__EXERCISE DESCRIPTION__: Print the records below exactly, starting at the first line and stopping after the line that contains "import numpy as np". Leave out any pictures.

Code that draws figures
• • • •

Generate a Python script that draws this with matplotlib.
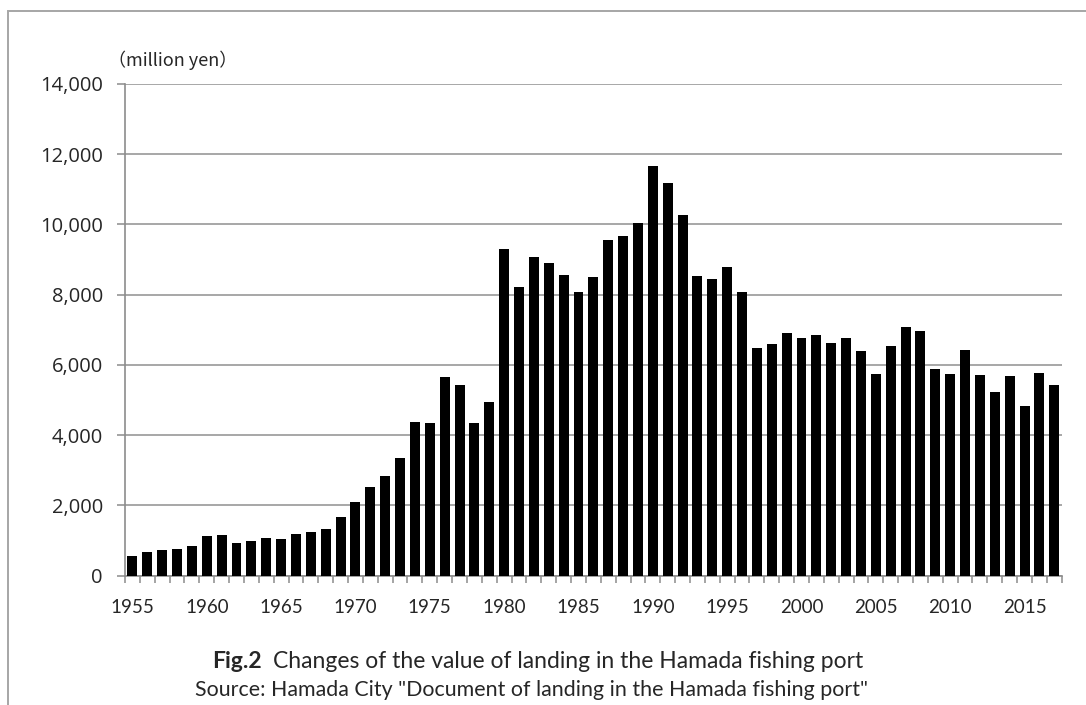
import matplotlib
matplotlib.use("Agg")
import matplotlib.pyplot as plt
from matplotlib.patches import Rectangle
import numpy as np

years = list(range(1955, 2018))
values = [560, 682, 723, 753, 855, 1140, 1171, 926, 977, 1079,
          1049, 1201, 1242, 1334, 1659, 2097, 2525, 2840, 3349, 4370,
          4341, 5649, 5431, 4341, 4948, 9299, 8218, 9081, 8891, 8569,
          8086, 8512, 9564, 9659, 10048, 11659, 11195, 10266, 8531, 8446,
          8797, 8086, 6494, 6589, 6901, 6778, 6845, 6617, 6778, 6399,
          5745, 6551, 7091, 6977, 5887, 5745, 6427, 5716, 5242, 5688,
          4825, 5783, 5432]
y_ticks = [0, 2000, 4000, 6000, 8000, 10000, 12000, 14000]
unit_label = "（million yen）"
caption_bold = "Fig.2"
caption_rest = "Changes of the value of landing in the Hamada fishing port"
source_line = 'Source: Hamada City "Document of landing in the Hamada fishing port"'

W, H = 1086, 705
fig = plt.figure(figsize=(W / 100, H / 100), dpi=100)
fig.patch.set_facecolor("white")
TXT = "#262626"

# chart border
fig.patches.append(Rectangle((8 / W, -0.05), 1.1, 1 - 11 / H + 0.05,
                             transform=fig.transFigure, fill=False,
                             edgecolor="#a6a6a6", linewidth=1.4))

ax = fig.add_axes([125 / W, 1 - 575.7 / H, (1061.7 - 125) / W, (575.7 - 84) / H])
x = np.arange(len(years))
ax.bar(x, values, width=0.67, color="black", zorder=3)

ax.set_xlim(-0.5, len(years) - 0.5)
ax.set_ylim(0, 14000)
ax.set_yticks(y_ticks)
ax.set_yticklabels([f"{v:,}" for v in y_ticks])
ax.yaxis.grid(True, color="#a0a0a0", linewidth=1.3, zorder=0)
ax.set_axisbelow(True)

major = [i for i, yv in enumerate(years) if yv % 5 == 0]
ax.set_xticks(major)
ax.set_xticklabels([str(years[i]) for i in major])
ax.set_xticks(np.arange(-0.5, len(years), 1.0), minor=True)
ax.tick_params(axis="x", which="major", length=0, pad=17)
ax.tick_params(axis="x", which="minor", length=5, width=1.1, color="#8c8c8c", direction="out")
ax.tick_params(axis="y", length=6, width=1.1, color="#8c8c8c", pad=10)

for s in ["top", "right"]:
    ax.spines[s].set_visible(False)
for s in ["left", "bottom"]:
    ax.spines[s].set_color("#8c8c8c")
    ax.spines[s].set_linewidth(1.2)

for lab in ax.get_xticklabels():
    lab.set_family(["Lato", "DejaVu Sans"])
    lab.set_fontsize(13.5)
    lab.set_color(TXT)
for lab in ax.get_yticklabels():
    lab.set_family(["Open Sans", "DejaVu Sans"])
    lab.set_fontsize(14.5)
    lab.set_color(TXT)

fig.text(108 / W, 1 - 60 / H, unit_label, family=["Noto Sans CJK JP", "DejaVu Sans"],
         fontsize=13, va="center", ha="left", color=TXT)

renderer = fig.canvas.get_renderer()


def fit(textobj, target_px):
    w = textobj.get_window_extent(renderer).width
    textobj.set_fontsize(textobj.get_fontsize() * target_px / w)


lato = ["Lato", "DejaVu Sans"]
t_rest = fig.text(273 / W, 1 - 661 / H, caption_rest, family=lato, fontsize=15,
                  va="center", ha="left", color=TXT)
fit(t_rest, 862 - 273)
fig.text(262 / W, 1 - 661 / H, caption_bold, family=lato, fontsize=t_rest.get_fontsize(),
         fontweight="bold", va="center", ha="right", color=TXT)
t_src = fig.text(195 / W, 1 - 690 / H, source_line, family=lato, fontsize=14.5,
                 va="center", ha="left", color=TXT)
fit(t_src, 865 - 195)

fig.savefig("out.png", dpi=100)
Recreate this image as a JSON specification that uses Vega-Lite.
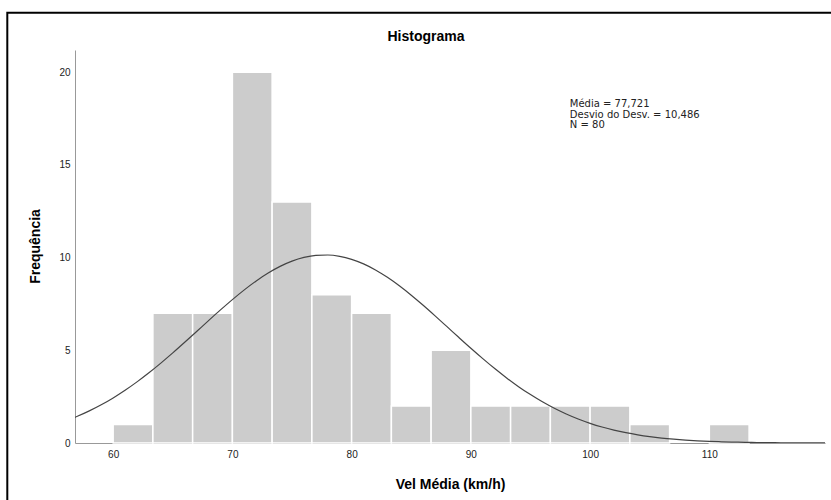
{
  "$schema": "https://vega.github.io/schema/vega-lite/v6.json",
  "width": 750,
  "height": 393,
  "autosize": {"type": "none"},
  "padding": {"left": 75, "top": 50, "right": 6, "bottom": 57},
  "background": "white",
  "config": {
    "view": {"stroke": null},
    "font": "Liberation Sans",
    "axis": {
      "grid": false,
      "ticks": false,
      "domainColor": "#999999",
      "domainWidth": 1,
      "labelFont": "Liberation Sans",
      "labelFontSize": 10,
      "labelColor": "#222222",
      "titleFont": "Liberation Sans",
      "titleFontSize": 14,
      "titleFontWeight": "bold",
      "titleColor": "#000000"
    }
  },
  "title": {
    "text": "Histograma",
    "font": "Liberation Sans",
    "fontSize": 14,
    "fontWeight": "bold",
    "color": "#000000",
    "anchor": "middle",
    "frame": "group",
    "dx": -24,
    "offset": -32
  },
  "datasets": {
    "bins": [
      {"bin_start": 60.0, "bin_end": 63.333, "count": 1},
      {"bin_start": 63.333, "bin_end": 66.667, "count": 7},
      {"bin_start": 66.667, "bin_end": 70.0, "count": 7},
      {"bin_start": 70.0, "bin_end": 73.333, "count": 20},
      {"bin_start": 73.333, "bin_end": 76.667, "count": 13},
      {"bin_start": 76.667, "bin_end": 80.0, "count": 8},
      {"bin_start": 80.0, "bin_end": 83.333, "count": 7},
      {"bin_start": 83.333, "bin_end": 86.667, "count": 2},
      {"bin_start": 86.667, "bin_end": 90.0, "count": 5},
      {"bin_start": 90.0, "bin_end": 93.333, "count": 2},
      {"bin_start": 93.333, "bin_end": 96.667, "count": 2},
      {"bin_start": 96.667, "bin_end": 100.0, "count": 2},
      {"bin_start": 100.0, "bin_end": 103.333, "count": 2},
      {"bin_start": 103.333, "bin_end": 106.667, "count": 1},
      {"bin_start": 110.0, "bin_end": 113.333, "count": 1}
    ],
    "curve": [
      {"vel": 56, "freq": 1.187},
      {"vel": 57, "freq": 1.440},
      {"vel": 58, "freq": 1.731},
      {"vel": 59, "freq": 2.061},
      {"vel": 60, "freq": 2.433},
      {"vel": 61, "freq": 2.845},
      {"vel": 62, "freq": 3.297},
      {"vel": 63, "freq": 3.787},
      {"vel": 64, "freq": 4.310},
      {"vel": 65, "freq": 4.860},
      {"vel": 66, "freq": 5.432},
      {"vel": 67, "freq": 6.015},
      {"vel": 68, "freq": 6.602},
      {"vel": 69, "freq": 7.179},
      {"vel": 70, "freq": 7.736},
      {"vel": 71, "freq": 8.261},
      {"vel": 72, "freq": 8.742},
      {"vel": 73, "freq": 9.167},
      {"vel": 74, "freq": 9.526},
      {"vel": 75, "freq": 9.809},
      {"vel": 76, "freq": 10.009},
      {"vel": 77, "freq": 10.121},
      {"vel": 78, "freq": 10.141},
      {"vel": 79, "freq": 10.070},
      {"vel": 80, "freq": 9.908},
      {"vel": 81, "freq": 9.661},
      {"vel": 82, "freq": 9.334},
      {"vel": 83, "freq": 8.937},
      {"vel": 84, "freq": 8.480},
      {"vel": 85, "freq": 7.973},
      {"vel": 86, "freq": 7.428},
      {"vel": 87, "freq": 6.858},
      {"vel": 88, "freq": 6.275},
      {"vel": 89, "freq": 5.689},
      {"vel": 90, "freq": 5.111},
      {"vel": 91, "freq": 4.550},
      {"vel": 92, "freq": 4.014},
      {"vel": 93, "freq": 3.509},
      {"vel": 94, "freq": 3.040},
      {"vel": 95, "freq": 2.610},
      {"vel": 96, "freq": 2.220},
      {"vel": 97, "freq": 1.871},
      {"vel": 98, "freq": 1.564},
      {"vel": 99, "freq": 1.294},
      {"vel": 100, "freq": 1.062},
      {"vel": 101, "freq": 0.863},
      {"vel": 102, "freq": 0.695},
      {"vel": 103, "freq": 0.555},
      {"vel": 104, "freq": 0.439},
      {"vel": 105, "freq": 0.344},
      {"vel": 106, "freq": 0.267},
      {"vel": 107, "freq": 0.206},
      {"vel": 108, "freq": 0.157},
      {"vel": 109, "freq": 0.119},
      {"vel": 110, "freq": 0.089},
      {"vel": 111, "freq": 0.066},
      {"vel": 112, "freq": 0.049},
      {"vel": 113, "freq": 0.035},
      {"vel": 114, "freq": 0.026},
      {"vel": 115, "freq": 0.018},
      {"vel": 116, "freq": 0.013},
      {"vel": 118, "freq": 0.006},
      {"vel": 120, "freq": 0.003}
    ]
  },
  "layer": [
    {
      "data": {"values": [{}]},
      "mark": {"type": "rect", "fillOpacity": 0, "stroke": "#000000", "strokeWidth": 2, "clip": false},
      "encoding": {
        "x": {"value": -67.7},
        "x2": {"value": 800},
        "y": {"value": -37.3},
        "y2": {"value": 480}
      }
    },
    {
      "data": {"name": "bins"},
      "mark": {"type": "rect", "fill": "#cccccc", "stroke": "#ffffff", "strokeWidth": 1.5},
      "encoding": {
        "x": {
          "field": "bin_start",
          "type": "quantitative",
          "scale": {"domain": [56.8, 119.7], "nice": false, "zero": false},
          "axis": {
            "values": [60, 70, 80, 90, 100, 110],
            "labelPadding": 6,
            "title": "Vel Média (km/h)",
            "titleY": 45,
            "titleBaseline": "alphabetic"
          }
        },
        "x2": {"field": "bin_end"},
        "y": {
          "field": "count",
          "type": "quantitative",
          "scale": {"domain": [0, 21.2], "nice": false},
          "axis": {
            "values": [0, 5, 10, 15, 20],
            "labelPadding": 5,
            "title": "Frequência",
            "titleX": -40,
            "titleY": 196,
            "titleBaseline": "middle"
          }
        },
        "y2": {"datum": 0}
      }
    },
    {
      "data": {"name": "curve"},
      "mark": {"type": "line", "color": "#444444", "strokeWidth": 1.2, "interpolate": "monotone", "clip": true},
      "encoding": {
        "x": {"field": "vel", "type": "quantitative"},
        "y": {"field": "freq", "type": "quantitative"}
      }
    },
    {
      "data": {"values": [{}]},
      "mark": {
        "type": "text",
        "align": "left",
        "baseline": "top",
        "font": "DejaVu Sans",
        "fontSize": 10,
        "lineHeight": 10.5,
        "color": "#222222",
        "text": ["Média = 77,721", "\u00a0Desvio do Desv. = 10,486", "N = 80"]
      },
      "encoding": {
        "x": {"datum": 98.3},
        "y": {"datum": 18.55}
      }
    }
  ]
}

• • • •

__EXERCISE OUTPUT__:
Generate a Python script that draws this with matplotlib.
import matplotlib
matplotlib.use("Agg")
import matplotlib.pyplot as plt
from matplotlib.patches import Rectangle
import numpy as np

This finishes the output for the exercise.